I was chatting to an old pilot chum of my dad's the other day who was bemoaning the fact that everyone has become an collector and interpreter of data these days, to the extent that pilots don't pilot, teachers don't teach, engineers don't engineer and doctors don't doctor - we are all too busy trying to keep on top of the data. It's the same for those that work in Marketing and Advertising - we're so busy with KPIs and goals, justifying this expense and filling in that form, rating this colleague or informing that one that we don't have that much time to do what we're really paid for.
A new book has been published this week, by Adam Ferrier of cummins&partners, called The Advertising Effect. In the blurb for the book, Adam asks those in advertising to do something that some may consider radical: forget rational messaging and creating an emotional brand connection and focus on affecting action and behavioural change.
And furthermore, he asks us to "get over and accept" a simple premise: we are in the behaviour change business.
This is all fine stuff, but I confess that I'm a little surprised. This is precisely what I have always understood advertising to be about. Early on in my career, we always had a part of the brief which was titled something like "what would we like people to think, feel and do as a result of this campaign"? And although these were laid out in this order, I don't think it was ever implied that the thinking resulted in the feeling which resulted in the doing.

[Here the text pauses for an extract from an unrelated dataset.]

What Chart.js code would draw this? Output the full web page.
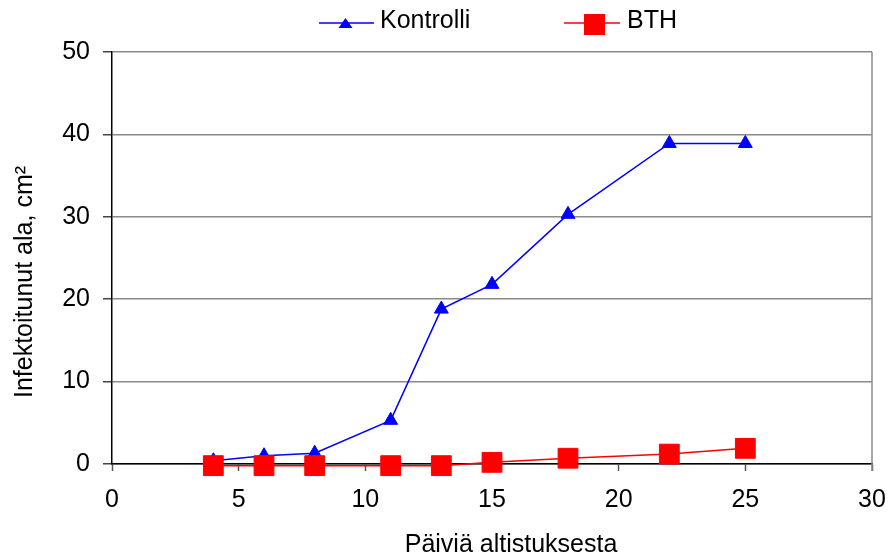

In the end, advertising works in many weird and wonderful ways. The same campaign can have different effects on different people. One TV spot, say, can give one person a nice warm fuzzy feeling about the brand that's so strong that it's still around a year later when she's in the market for one of those. And for the next person, it may simply act as a catalyst for buying one of those (that he needs) tomorrow, and the ad is forgotten the next day.
What's important to me is that advertising is about change. Whether it's an emotional connection that leads to a change in behaviour or behavioural change that triggers a perceptual change isn't the point.
And it's a permanent change in how someone thinks, feels or behaves regarding that brand, not just change for change's sake.